Monday, February 22, 2010

No one ever reads this shit anymore

But it's okay. It's the new years. Things have been happening. And Orchard Road has been decorated breathtakingly. I can't help but to want to write something down. Here it is.


Something's been keeping me grounded on your land. The "no trespassing" sign was warning enough but I'm stubborn and I get what I want. But is that you anymore? I don't want to push you away until I'm tired of you, but lately the distance has been taking its toll. We're growing but not together. We're changing but not for the better. This could last. Every inch of heart put into this shattered piece of love can't be glued back together. The affection's nothing but dust now. So let's rebuild. We can love beyond barriers of our own perception. so take every wall down. I'll hold you up if that's what you need. I'll give you space if that's what you need. I'd give you everything if that's what you need. I'd swallow the ocean for you, I'd take everyone out of my life for you. As long as you want me around. I would sob my entire life out. you'll never be mine. really mine. I thought maybe this time would be different, but I don't have the guts to mention a word and you don't feel a thing. so, I am back to where I was a year ago. if this is going to tear me apart let me know now. I can walk away looking better than ever and I can pretend as if you never breathed on my neck, or better yet in my presence.

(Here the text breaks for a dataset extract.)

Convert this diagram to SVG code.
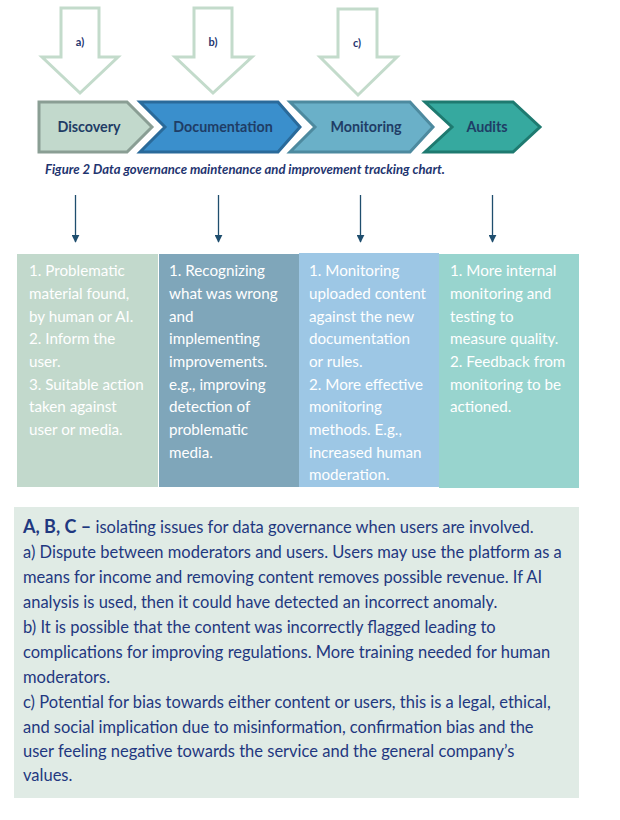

You could be nothing to me. someone's dying to use me and I'd let them. I won't be your rock if you won't be mine. something about you keeps me holding on, I can't grasp it and I'd never come close to comprehending it. but i can handle my own. I can give up and leave, I can lie, I can not give a damn, and I can be as withholding as you've been. I'm not giving you an ultimatum and I never would. I just need to know what you want. I'll give you anything you'll ever want.